Le Brouillon
Résumé
Andreas Schaltzmann est un paranoïaque schizophrène ; il croit que les aliens et les nazis complotent pour dominer le monde. Avec de graves pulsions destructrices, alimentées par un traumatisme de longue date, il tue sans le réaliser plusieurs personnes, incendie aléatoirement maison et entrepôts...
Critique
Ainsi commence l’œuvre de Dantec ; mais seulement Andreas Schaltzmann n’est que le début ; suite à sa capture, et sa mise sous suivi psychologique, on découvre des dizaines de morts éparpillés autour des Alpes, morts atroces accompagnés de sévices abominables. Une enquête policière est alors menée, aiguillée par Arthur Darquandier « Dark », un scientifique ayant mis au point une neuromatrice, à même de reconstituer le profil des tueurs en série, et capable de remonter aux "racines du mal"...
Un policier qui démarre fort, qui suscite l’intrigue, tout d’abord avec le profil atypique mais néanmoins affligeant d’Andreas, jeune homme dépassé par ses émotions et ses traumatismes, et qui continue avec une réflexion sur l’origine du mal, et par la suite une course contre la montre, dans la recherche de l’auteur de meurtres en série passés incognito (meurtres attribués à Schaltzmann...), qui prévoit une fin "spectaculaire" pour la fin du millénaire, soit d’ici quelques semaines...
Plusieurs points excellents : l’écriture, d’une part, est sûre et concise, (parfois trop !), sadique au plus haut point ; la création de la neuromatrice, véritable intelligence artificielle copie du cerveau humain, néanmoins capable d’établir les corrélations qu’un homme ne peut faire, pouvant avaler quantité d’informations et donner le profil d’un tueur ; les premières pages, écrites du point de vue d’Andreas, sont également savoureuses et l’on prend presque part à la panique qui emporte Schaltzmann ; des passages "essai", où l’auteur plonge dans sa réflexion sur l’homme, oubliant l’action et l’enquête, offrant des pistes de compréhension non négligeables ;
D’autres, moins sympathiques : les personnages secondaires très stéréotypés (hormis Andreas), par exemple la belle Svetlana, jeune Russe dont Dark tombe (inévitablement) amoureux, qui, pourtant spécialiste en criminologie, reste la potiche et prend peu part à l’action ; dommage, elle reste cantonnée dans le rôle de la Russe qu’il ne faut pas heurter avec des paroles maladroites ;
Les "experts" d’en face, qui font tout peser sur les épaules d’Andreas, sont bornés et virulents, comme tout homme sûr de sa science, et les exemples ne s’arrêtent pas là...

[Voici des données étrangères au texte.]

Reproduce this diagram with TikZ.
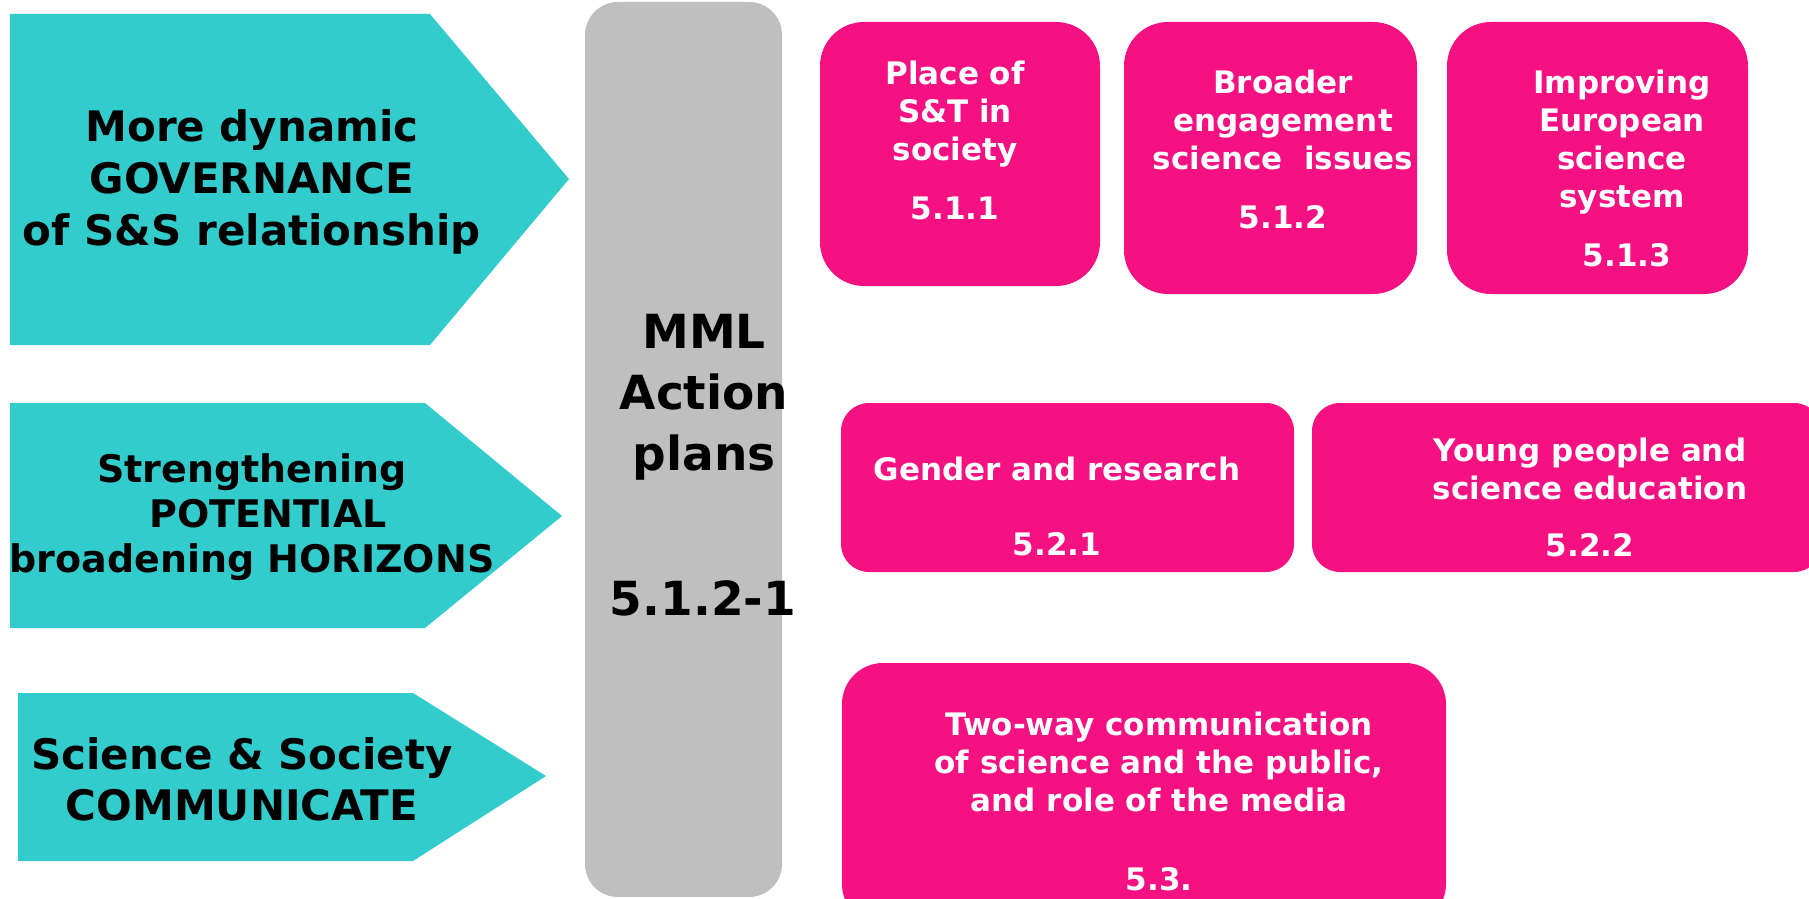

Enfin, les passages "mystiques" de l’intelligence artificielle sont abrupts, incompréhensibles, et on se demande ce que ça fait dans le décor. Lubie de Dantec, crise de remise en question mystique ? On se le demande encore. Difficile de ne pas sauter des pages. Quant à ses circonvolutions quantiques, faudra s’accrocher pour suivre...
Roman très (très) dense, il faut parfois relire plusieurs fois les phrases qui apportent beaucoup d’éléments à un rythme soutenu. Mais pourtant, un livre intense à lire, incontournable mélange de SF et de polar.
Extrait
Le fait qu’Alex Winkler, tout comme moi, s’intéressait de près au mal et à la violence, montre, si besoin était, la formidable révolution qui agitait les esprits là-bas, à cette époque. Nous rompions définitivement avec les théories rousseauistes qui voyaient en l’homme un être fondamentalement bon, et la société une énorme machine programmée pour le pervertir. Pour nous, les sociétés sont une invention de l’humain, c’est-à-dire de son néocortex, et non l’inverse. Nous pensions tous deux que le mal, c’est-à-dire la violence, l’agressivité et l’instinct de destruction, formait une composante essentielle de la vie. […] Il n’existe aucune espèce animale qui puisse s’abstraire complètement du cycle de la prédation. En cela peut être résumée la condition humaine. La seule chose qui a toujours posé question chez l’Homo sapiens, c’est sa prédisposition à tuer des membres de sa propre espèce, phénomène qu’on retrouve dans des conditions rarissimes dans le reste du règne animal.
Les racine du mal, Maurice Dantec. Folio Policier, page 280.